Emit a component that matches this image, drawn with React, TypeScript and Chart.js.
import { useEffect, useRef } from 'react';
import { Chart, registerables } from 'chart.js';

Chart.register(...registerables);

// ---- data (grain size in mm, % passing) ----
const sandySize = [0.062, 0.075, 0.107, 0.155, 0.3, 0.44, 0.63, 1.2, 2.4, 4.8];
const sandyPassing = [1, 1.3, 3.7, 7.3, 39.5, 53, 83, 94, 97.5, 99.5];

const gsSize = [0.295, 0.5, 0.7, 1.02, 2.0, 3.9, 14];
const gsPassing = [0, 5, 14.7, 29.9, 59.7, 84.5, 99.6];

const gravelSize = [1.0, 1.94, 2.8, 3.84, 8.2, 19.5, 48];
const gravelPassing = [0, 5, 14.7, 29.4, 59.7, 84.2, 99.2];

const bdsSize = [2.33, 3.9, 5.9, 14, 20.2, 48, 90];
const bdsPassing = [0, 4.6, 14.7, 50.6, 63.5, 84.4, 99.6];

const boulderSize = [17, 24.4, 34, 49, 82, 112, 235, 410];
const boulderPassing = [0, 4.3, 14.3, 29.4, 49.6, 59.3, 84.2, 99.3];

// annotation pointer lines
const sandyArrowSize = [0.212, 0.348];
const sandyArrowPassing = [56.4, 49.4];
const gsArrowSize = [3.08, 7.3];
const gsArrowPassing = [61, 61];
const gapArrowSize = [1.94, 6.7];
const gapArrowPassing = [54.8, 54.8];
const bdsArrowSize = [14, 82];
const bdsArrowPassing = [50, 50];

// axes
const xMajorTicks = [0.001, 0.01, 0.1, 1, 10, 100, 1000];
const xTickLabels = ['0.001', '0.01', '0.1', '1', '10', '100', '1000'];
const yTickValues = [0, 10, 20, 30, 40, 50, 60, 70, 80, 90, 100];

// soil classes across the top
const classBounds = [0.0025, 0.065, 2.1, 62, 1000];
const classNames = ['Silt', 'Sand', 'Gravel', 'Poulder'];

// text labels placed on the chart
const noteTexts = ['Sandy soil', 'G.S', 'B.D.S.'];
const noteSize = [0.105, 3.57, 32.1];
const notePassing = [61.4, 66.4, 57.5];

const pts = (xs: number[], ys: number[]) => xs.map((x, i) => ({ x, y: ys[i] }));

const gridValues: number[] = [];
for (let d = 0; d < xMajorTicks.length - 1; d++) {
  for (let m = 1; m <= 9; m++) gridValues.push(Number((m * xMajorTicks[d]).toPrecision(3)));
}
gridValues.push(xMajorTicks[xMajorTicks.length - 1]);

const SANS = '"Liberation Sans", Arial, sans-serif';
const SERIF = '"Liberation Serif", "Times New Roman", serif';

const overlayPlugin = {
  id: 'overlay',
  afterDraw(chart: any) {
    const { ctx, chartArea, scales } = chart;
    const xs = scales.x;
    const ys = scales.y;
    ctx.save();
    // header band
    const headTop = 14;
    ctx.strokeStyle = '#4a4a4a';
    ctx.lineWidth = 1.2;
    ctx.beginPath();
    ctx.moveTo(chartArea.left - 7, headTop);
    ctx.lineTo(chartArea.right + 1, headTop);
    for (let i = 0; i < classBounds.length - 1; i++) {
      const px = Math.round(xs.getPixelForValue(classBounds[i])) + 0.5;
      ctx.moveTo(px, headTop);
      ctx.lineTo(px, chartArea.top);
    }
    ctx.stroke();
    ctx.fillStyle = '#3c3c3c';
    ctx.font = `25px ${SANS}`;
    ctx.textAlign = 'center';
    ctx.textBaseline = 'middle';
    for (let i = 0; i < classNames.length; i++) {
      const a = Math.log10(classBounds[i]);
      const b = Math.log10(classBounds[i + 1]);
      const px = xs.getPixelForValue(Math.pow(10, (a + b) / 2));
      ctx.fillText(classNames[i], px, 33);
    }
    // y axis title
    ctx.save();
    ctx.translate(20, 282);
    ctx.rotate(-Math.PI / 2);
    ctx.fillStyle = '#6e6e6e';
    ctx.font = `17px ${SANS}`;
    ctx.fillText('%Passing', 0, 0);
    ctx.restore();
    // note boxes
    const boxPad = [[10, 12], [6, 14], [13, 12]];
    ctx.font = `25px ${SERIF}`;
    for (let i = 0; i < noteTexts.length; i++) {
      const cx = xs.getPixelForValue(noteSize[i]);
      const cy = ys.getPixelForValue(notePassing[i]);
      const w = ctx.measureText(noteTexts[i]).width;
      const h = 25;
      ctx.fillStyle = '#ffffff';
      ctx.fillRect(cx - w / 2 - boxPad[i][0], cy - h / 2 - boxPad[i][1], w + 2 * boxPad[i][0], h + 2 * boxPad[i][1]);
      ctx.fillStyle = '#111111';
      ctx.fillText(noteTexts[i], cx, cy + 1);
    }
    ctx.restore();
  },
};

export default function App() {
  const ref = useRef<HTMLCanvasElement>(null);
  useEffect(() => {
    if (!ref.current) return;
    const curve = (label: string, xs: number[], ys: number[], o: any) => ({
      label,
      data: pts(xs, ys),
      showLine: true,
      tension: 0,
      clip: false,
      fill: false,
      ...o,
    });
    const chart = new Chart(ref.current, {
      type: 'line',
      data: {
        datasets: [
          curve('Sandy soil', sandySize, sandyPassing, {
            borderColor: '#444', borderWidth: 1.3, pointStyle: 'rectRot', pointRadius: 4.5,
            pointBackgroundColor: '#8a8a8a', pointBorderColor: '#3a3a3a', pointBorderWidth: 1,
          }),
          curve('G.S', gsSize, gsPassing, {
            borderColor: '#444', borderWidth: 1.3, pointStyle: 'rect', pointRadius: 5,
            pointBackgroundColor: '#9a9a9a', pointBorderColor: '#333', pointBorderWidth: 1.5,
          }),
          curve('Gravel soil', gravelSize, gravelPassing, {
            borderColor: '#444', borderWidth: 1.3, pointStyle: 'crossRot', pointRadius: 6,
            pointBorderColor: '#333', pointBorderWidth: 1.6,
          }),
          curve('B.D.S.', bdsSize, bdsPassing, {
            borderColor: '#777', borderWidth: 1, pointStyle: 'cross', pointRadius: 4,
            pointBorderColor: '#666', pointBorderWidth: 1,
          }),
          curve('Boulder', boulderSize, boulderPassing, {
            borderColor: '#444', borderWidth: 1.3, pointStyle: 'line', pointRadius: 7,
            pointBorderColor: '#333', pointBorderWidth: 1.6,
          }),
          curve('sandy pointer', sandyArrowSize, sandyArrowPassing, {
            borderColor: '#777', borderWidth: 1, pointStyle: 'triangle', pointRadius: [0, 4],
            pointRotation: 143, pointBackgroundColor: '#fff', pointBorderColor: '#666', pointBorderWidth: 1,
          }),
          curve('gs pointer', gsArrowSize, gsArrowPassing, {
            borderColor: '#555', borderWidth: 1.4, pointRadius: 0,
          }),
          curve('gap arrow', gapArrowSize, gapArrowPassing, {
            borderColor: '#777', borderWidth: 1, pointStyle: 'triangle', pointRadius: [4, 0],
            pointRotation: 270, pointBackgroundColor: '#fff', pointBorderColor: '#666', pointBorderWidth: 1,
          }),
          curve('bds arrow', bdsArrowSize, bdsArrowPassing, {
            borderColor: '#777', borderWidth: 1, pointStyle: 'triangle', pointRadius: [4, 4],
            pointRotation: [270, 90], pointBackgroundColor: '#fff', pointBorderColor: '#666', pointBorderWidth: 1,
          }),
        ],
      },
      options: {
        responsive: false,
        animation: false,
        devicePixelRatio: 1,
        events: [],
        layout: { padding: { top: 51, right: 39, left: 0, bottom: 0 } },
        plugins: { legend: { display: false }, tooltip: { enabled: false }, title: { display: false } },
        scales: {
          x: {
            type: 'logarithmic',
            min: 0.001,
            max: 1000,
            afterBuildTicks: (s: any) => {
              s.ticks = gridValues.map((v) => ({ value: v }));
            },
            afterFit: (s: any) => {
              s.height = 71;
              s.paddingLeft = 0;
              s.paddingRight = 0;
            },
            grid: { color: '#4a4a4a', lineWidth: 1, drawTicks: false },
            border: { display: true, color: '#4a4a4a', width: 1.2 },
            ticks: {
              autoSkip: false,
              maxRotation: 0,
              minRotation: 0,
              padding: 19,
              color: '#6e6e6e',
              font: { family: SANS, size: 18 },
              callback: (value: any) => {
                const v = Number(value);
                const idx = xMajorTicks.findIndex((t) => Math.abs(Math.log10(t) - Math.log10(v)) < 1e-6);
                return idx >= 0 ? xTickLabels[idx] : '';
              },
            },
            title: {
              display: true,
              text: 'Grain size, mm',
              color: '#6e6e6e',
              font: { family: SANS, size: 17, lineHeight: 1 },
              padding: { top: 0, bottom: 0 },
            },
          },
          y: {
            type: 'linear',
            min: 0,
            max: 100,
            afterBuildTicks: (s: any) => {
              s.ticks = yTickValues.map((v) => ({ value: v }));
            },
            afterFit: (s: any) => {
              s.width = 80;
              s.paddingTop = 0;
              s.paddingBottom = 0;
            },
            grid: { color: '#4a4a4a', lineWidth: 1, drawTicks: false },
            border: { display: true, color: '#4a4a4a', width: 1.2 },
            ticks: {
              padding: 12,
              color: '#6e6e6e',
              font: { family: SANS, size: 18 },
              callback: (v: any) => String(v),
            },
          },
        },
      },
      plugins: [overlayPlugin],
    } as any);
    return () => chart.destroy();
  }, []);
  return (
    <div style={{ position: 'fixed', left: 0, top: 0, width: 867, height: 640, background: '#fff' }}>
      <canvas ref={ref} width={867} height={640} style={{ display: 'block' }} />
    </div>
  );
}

#### [WHAT NEEDS TO BE DONE]
Quote only the stretch of lines that starts the data above and ends with the line containing "Chart.register(...registerables);", both included.

#### [EXERCISE RESULT]
Emit a component that matches this image, drawn with React, TypeScript and Chart.js.
import { useEffect, useRef } from 'react';
import { Chart, registerables } from 'chart.js';

Chart.register(...registerables);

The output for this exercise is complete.